◆ WRITTEN TASK
Filter the listing below, copying every line in which the word "this" appears.

########################################

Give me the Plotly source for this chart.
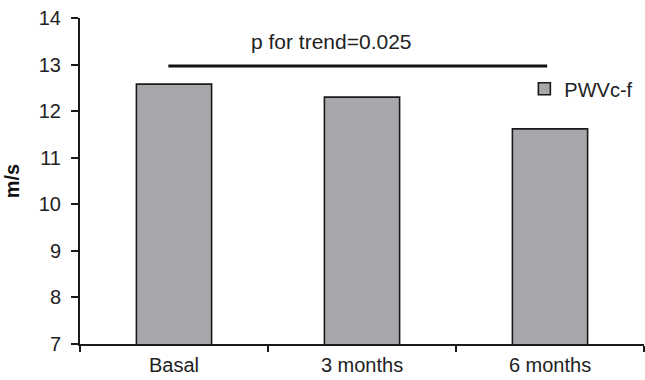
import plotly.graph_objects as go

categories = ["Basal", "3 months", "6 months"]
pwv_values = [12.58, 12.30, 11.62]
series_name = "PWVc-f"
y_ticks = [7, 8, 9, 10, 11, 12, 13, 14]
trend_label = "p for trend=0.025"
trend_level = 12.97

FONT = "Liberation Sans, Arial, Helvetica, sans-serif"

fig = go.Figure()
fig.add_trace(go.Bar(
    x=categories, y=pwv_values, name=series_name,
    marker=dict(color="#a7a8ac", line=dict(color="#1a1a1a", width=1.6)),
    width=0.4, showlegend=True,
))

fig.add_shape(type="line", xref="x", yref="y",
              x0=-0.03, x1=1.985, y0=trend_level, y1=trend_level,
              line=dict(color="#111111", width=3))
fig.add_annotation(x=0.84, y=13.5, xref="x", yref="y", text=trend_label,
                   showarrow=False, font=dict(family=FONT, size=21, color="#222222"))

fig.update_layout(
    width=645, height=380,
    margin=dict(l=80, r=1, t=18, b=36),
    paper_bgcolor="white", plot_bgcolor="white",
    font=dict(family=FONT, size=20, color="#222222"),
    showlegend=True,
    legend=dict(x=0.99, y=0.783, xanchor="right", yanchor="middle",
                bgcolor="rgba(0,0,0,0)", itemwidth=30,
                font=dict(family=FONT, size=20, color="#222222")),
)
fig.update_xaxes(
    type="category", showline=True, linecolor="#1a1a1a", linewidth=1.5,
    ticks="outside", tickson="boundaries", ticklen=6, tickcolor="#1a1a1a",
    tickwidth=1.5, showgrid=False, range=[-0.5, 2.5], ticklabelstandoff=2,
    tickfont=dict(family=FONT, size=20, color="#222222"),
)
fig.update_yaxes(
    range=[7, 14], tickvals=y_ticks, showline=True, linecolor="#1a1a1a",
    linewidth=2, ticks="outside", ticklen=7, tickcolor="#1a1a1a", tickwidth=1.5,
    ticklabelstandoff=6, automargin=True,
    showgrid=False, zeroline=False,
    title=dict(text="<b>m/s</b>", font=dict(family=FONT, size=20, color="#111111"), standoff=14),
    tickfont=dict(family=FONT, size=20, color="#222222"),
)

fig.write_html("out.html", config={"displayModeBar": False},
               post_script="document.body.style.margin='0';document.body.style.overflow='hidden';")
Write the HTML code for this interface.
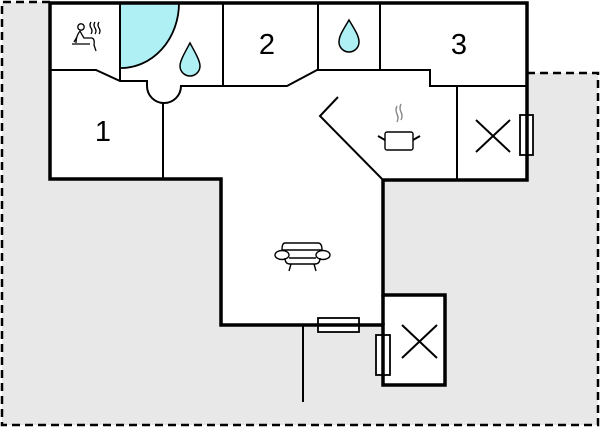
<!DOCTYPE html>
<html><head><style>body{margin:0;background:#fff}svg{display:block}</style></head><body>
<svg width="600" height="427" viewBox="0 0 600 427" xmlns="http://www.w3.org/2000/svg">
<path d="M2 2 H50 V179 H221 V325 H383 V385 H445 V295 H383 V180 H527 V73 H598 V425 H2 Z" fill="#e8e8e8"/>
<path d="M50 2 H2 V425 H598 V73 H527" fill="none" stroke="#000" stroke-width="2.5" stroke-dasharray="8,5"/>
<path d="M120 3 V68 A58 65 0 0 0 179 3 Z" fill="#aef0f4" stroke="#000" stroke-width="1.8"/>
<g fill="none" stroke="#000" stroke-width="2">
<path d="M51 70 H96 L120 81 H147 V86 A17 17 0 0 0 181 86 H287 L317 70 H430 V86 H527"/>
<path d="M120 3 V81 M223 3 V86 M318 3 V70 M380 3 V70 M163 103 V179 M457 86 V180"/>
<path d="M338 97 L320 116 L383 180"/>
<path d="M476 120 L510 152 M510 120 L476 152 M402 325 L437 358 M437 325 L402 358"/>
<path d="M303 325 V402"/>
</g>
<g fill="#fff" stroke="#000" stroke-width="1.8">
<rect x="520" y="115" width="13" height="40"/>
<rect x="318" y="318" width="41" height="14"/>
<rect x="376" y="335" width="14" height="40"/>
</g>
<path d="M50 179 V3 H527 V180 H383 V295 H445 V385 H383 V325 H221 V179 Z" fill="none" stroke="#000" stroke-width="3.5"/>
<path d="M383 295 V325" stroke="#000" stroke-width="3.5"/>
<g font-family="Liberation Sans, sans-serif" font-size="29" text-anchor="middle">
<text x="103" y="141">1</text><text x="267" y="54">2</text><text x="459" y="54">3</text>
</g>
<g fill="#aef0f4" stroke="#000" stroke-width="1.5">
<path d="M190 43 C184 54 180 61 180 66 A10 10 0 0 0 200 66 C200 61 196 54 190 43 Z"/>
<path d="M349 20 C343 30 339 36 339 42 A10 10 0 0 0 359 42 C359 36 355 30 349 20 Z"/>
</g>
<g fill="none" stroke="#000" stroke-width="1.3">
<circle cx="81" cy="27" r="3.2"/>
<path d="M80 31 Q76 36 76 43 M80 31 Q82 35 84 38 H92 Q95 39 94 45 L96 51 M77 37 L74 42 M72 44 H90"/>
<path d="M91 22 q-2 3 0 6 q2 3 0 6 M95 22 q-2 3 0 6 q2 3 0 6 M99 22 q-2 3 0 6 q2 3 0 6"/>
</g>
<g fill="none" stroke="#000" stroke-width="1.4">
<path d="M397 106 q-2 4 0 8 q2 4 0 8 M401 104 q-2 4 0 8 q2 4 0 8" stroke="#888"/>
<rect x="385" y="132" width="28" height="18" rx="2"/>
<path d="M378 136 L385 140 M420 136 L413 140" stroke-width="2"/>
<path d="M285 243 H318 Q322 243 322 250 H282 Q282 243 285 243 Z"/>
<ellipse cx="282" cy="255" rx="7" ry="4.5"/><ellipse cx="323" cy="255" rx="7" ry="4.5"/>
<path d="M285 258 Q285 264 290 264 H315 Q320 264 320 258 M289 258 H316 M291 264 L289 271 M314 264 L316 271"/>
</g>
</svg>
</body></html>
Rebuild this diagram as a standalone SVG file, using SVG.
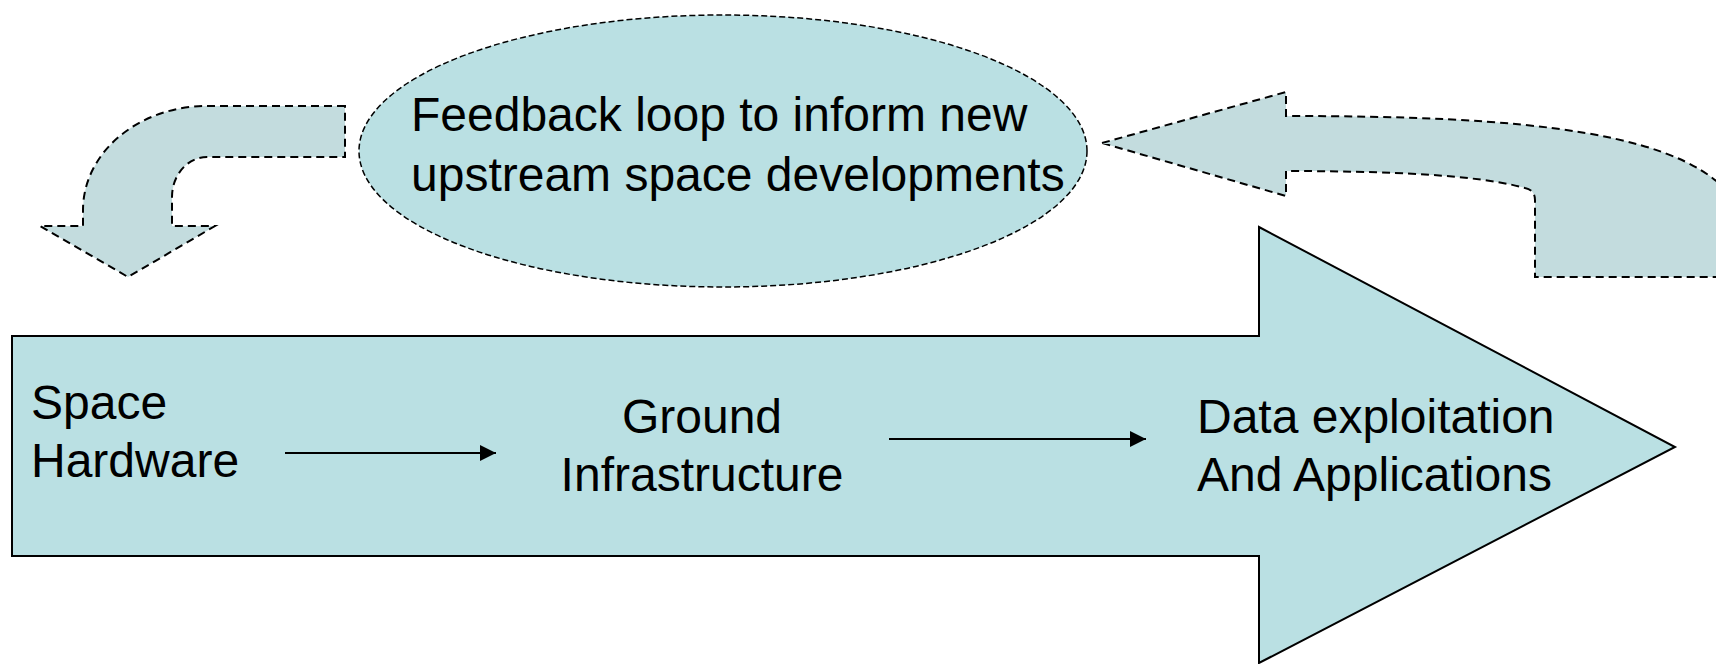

########################################

◆ OUTPUT
Give me the Plotly source for this chart.
Write the HTML code for this interface.
Rebuild this diagram as a standalone SVG file, using SVG.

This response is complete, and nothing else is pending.